The meeting adjourned at noon.
The Committee reconvened at the Department of the Treasury at 5:00 p.m.  All Committee members were present.  The Chairman presented the Committee report to Secretary Lew.
A brief discussion followed the Chairman’s presentation but did not raise significant questions regarding the report’s content.
The Committee then reviewed the financing for the remainder of the April through June quarter and the July through September quarter (see attached).

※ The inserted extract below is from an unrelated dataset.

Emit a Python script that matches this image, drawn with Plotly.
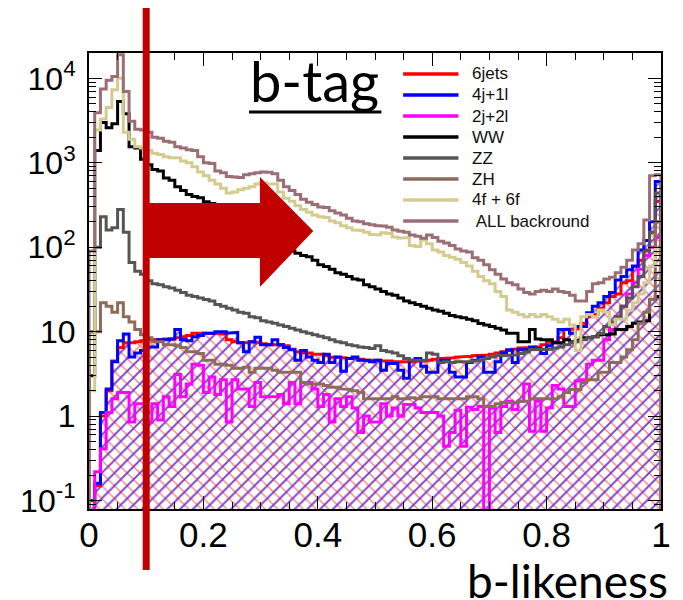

The meeting adjourned at 6:00 p.m.
James G. Clark
Deputy Assistant Secretary for Federal Finance
United States Department of the Treasury
April 29, 2014
Certified by:
Dana Emery, Chairman
Treasury Borrowing Advisory Committee
Of The Securities Industry and Financial Markets Association
April 29, 2014
Curtis Arledge, Vice Chairman
Treasury Borrowing Advisory Committee
Of The Securities Industry and Financial Markets Association
April 29, 2014
Treasury Borrowing Advisory Committee Quarterly Meeting
Committee Charge – April 29, 2014
Risk Mitigation

As prudent debt managers, Treasury regularly considers ways to effectively manage potential risks associated with the Treasury portfolio.  We would like the Committee's views on the effectiveness and practicality of the following: (1) the use of buybacks to smooth the maturity profile, manage cash balances, and provide cost savings to the taxpayer; (2) modifications to the current auction schedule, particularly for 10- and 30-year securities, as a means of more evenly distributing Treasury's maturity profile; (3) optimizing the cash balance as a means of reducing operational and market access risk.